Frère Dominique MOTTE

1 R. 19, 9a. 11-13a ; Rm. 9, 1-5 ; Mt 14, 22-33

C’est moi, confiance ! C’est moi ! En pleine tempête, en pleine nuit. C’est l’aveu d’une reconnaissance en cours, le dévoilement d’une identité en recherche passionnée de l’identité d’un autre, un pas vers des retrouvailles d’autant plus désirées, réciproques et vécues comme un bouleversement, qu’elle auront été précédées d’un temps plus ou moins long d’absence, de changement, de doute, d’épreuve.

Quel émoi dans bien des reconnaissances : j’en citerai deux, en ce temps-ci, qui nous aideront à ressentir tout ce qu’il y avait dans le « C’est moi ! » de ce temps-là, sur les eaux du lac.

Retour à la guerre 14-18. Quatre ans de tranchées, l’homme dont le petit-fils est mon ami, frappe à la porte de la ferme. C’est sa femme qui ouvre et lui dit : « Monsieur, vous désirez quelque chose ? Que puis-je faire pour vous ? » Il répond d’un seul mot, son nom, comme un certain jardinier face à Marie-Madeleine : « Marie ! »…Jusque-là, elle ne l’avait pas reconnue.

Et plus près de nous, semblable retour d’un otage retenu trois ans dans les geôles du Moyen-Orient : Jean-Paul Kaufmann. La télévision, presqu’indiscrète, nous le montre sur le tarmac, les bras ballants, totalement désappointé de ne voir personne venu l’accueillir et pourtant, on avait poussé vers lui, à bout portant, son fils devenu adolescent et qu’il ne reconnaissait pas, n’identifiait pas au passé de ses affections.

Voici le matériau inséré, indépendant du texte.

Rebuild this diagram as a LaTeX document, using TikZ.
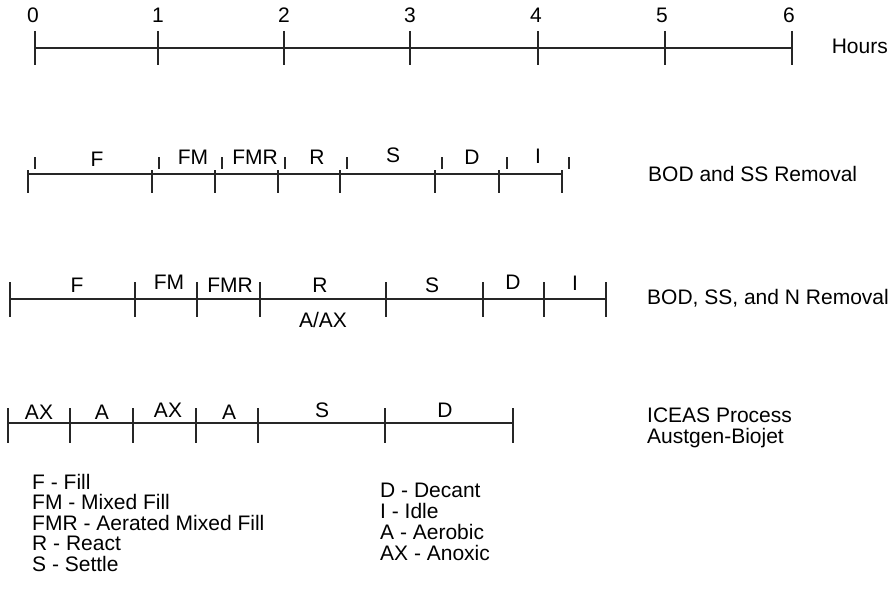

Ainsi, trois moments tissent une vraie reconnaissance :

– il faut d’abord qu’il y ait eu un passé, un passé constructeur entre deux êtres,

– il se trouve ensuite que surgit une brèche dans cette histoire commune, plus ou moins longue, source d’étrangeté, de doute sur l’autre ou sur soi-même,

– et enfin la possibilité d’une réconciliation passé-présent qui s’insinue ou éclate. L’élément nouveau est accepté dans les embrassades, de l’avenir à nouveau possible.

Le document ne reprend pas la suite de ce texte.